There are exceptions to Labor Code §4660.1(c). First of all, the code section only applies to compensable consequences of the physical injury, not a direct injury. For instance, if a psychiatric impairment, such as a posttraumatic stress syndrome, is the direct result of an injury, Labor Code §4660.1(c) would not apply. (See Madson v. Michael J. Cavaletto Ranches, 2017 Cal. Wrk. Comp. P.D. LEXIS 95) in which a motor vehicle accident caused a posttraumatic stress disorder, in addition to physical injuries, and was not barred by Labor Code §4660.1.)
Additionally, there are two specific exceptions built into Labor Code §4660.1. The unavailability of permanent impairment for these “add-on” injuries does not apply where the applicant was either a victim of a violent act, or the injury could be described as “catastrophic.” Neither of these exceptions are well defined in the statute, and case law has been slow in developing.
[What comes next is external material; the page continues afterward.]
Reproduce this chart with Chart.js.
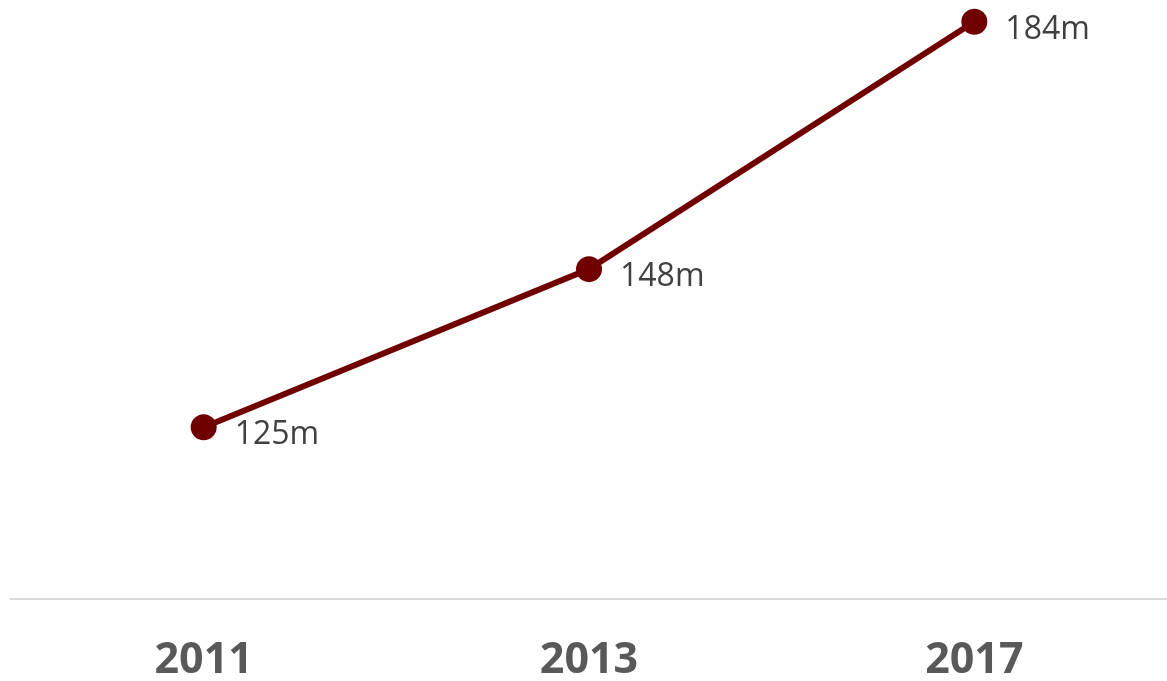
<!DOCTYPE html>
<html>
<head>
<meta charset="utf-8">
<script src="https://cdn.jsdelivr.net/npm/chart.js@4/dist/chart.umd.min.js"></script>
<style>
  html, body { margin: 0; padding: 0; background: #ffffff; }
  #wrap { width: 1167px; height: 681px; position: relative; }
</style>
</head>
<body>
<div id="wrap"><canvas id="c" width="1167" height="681"></canvas></div>
<script>
const categories = ['2011', '2013', '2017'];
const values = [125, 148, 184];
const valueLabels = ['125m', '148m', '184m'];

const labelPlugin = {
  id: 'valueLabels',
  afterDatasetsDraw(chart) {
    const ctx = chart.ctx;
    const meta = chart.getDatasetMeta(0);
    ctx.save();
    ctx.font = '32px "Open Sans", sans-serif';
    ctx.fillStyle = '#404040';
    ctx.textAlign = 'left';
    ctx.textBaseline = 'middle';
    meta.data.forEach((pt, i) => {
      ctx.fillText(valueLabels[i], pt.x + 31, pt.y + 8);
    });
    ctx.restore();
  }
};

new Chart(document.getElementById('c'), {
  type: 'line',
  data: {
    labels: categories,
    datasets: [{
      data: values,
      borderColor: '#700000',
      backgroundColor: '#700000',
      borderWidth: 6,
      pointRadius: 13,
      pointHoverRadius: 13,
      pointBackgroundColor: '#700000',
      pointBorderColor: '#700000',
      pointBorderWidth: 0,
      tension: 0,
      clip: false
    }]
  },
  options: {
    responsive: false,
    animation: false,
    events: [],
    layout: { autoPadding: false, padding: { left: 11, right: -4, top: 8, bottom: 0 } },
    plugins: {
      legend: { display: false },
      tooltip: { enabled: false }
    },
    scales: {
      x: {
        offset: true,
        grid: { display: false, drawTicks: false },
        border: { display: true, color: '#d9d9d9', width: 2 },
        ticks: {
          color: '#595959',
          padding: 40,
          maxRotation: 0,
          font: { family: '"Open Sans", sans-serif', size: 43, weight: 'bold', lineHeight: 1.0 }
        },
        afterFit(scale) {
          scale.height = 82;
          scale.paddingLeft = 0;
          scale.paddingRight = 0;
        }
      },
      y: {
        display: false,
        min: 100,
        max: 186
      }
    }
  },
  plugins: [labelPlugin]
});
</script>
</body>
</html>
However, there have been a number of cases which give parties some guidance as to how and when these exceptions would apply.
The WCAB has found that a violent act need not be in the nature of a criminal act, such as a robbery or assault, but rather has provided a broader definition. For instance, the Board has characterized a motor vehicle accident as a violent act in Larsen v. Securitas Security Services, (2016) 81 CCC 770. They have also concluded that a tree trimmer’s fall from a 20 foot tree could be characterized as violent using a broad dictionary definition of violence which would include any “strong physical force.” (Torres v. Greenbrae Management, 2017 Cal. Wrk. Comp. P.D. LEXIS 230) Further litigation of these types of issues is no doubt forthcoming, since such a broad definition of violence would seem to result in the exception swallowing up the rule. That is, arguably any incident causing a physical injury could be characterized as resulting from some strong physical force.
Similarly, the catastrophic injury exception has resulted in conflicting case law. The applicant’s bar has argued that the physical injury itself may not need to be catastrophic if it in fact had a catastrophic “effect” on an injured worker’s life, such as loss of income or loss of physical functioning. This argument has not been addressed by the courts. The WCAB has appeared to limit definition of catastrophic to the physical, finding for instance that a severe crush injury in a hydraulic press resulting in in partial amputation qualified as catastrophic. (Guerrero v. Ramcast Steel Fabrication, 2017 Cal. Wrk. Comp. P.D. LEXIS 285)
Notwithstanding the exceptions, it would appear that Labor Code §4660.1(c) has achieved its intended purpose by severely reducing the number of “compensable consequence” sleep, sex and psyche claims since its enactment in 2013.